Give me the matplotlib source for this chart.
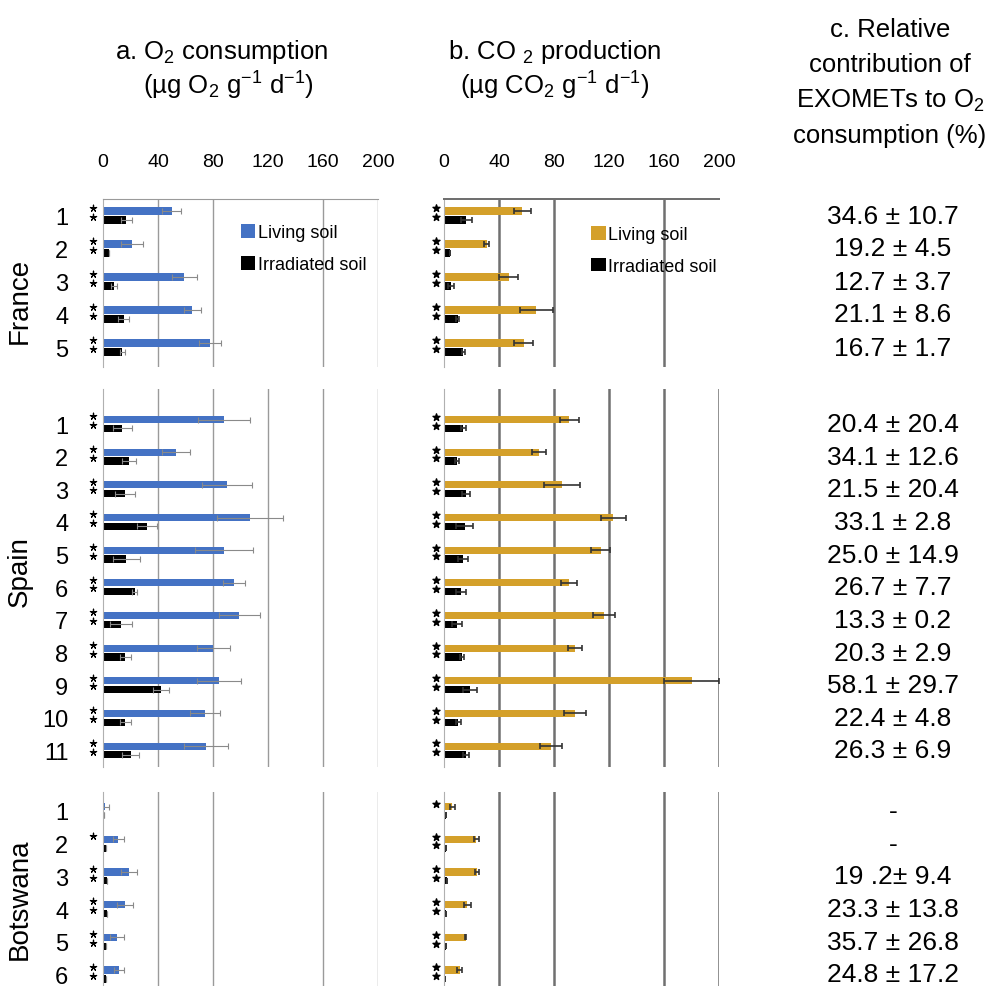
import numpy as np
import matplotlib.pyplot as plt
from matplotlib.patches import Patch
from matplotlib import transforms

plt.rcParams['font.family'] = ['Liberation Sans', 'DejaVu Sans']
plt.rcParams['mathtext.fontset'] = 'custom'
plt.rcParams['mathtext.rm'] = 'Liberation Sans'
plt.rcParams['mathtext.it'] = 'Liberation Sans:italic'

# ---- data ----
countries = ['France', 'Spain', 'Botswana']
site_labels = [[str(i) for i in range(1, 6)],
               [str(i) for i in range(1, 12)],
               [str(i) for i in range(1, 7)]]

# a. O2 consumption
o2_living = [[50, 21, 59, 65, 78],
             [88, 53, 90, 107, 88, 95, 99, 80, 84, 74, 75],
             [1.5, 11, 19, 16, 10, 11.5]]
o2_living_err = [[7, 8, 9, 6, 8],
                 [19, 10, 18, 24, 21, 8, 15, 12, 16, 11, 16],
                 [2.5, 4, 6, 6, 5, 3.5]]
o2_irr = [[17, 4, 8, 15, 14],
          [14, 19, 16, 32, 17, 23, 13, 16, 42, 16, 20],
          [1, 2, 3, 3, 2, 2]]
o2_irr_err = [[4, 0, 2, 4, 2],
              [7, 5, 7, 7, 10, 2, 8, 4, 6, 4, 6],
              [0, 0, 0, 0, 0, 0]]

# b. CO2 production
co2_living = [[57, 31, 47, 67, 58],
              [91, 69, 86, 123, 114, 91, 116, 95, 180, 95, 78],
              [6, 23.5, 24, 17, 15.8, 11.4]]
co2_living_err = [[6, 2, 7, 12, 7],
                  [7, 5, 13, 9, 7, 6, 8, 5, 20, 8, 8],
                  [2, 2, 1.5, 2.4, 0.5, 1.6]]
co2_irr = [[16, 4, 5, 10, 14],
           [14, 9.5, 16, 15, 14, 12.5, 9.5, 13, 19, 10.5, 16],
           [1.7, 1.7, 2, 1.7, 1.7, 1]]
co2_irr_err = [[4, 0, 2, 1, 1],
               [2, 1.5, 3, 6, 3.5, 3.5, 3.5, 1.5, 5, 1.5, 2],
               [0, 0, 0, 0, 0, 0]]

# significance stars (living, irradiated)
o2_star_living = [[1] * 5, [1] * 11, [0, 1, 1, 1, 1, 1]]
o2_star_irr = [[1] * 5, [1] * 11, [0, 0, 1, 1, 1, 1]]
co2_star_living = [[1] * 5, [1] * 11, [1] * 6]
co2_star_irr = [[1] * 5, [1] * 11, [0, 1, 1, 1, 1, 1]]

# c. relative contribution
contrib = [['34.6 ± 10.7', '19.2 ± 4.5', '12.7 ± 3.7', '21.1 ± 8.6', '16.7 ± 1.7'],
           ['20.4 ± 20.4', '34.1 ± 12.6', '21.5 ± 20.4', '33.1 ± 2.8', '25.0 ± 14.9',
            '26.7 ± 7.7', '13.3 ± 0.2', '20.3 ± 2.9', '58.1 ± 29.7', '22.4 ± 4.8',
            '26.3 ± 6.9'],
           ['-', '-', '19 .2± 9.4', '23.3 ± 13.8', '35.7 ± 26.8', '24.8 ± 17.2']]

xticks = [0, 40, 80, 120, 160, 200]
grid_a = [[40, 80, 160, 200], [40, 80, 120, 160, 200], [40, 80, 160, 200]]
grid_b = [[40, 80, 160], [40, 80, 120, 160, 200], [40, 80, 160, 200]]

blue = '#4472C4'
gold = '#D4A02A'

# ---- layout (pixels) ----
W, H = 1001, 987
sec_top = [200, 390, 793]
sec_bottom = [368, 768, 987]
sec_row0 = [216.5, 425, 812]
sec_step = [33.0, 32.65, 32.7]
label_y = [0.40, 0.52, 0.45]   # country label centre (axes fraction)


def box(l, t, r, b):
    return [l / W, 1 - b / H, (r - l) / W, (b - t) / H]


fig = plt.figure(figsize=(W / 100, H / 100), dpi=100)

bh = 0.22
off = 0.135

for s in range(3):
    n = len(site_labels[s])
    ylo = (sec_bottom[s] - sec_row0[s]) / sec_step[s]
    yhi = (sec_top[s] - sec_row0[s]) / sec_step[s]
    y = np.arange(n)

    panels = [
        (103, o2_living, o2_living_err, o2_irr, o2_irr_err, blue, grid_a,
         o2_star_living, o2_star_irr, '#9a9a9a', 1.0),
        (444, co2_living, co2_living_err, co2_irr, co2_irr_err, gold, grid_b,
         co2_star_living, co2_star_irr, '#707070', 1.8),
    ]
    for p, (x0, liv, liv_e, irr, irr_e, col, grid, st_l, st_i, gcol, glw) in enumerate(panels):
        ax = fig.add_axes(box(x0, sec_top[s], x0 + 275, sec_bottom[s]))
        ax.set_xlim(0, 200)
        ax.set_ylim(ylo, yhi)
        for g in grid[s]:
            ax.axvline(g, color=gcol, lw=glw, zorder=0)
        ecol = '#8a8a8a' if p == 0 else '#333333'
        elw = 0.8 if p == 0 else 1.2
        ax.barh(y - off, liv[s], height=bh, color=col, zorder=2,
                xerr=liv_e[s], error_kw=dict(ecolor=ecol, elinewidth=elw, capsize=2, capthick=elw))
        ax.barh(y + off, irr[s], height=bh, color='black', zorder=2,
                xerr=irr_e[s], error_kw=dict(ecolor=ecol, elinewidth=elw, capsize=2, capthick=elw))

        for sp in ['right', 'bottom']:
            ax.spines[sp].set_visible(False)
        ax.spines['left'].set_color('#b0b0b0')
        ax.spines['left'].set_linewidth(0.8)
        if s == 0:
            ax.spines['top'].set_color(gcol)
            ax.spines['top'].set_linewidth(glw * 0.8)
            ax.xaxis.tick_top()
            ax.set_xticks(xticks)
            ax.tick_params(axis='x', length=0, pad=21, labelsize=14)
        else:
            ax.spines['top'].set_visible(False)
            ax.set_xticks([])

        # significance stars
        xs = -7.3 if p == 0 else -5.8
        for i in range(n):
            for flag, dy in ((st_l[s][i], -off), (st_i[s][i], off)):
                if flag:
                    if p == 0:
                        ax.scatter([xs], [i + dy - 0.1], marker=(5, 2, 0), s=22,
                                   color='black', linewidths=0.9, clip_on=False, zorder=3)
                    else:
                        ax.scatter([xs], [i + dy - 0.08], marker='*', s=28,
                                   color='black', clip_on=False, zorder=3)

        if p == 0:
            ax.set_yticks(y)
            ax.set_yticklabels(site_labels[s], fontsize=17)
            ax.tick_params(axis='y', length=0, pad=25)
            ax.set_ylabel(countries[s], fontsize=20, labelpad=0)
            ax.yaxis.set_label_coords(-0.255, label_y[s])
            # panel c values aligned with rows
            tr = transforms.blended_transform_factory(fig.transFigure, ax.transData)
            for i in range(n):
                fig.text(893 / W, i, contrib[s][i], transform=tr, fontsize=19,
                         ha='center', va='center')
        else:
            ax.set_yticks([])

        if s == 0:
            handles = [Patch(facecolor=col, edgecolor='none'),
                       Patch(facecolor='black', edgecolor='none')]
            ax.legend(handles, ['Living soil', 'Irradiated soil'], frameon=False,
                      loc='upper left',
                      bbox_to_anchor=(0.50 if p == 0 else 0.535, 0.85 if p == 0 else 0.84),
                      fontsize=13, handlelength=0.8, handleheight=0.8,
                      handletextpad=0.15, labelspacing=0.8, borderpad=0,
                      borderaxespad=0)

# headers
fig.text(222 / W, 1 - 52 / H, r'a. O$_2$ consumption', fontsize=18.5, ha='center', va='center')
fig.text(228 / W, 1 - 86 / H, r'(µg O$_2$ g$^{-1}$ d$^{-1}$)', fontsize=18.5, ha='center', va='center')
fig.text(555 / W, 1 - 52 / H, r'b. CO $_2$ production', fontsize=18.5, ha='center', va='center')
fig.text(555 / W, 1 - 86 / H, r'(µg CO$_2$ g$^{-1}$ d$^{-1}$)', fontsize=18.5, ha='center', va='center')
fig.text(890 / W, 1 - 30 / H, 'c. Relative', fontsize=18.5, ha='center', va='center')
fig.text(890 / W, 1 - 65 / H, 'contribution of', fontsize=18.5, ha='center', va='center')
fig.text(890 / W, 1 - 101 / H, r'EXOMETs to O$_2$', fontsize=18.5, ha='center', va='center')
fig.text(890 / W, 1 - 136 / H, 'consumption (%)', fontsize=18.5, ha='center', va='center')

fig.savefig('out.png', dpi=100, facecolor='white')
********
● **Prompt**: Give again, word for word, every line from the top of the data above to the line holding "[str(i) for i in range(1, 7)]]", inclusive, with the pictures left out.

● **Response**:
Give me the matplotlib source for this chart.
import numpy as np
import matplotlib.pyplot as plt
from matplotlib.patches import Patch
from matplotlib import transforms

plt.rcParams['font.family'] = ['Liberation Sans', 'DejaVu Sans']
plt.rcParams['mathtext.fontset'] = 'custom'
plt.rcParams['mathtext.rm'] = 'Liberation Sans'
plt.rcParams['mathtext.it'] = 'Liberation Sans:italic'

# ---- data ----
countries = ['France', 'Spain', 'Botswana']
site_labels = [[str(i) for i in range(1, 6)],
               [str(i) for i in range(1, 12)],
               [str(i) for i in range(1, 7)]]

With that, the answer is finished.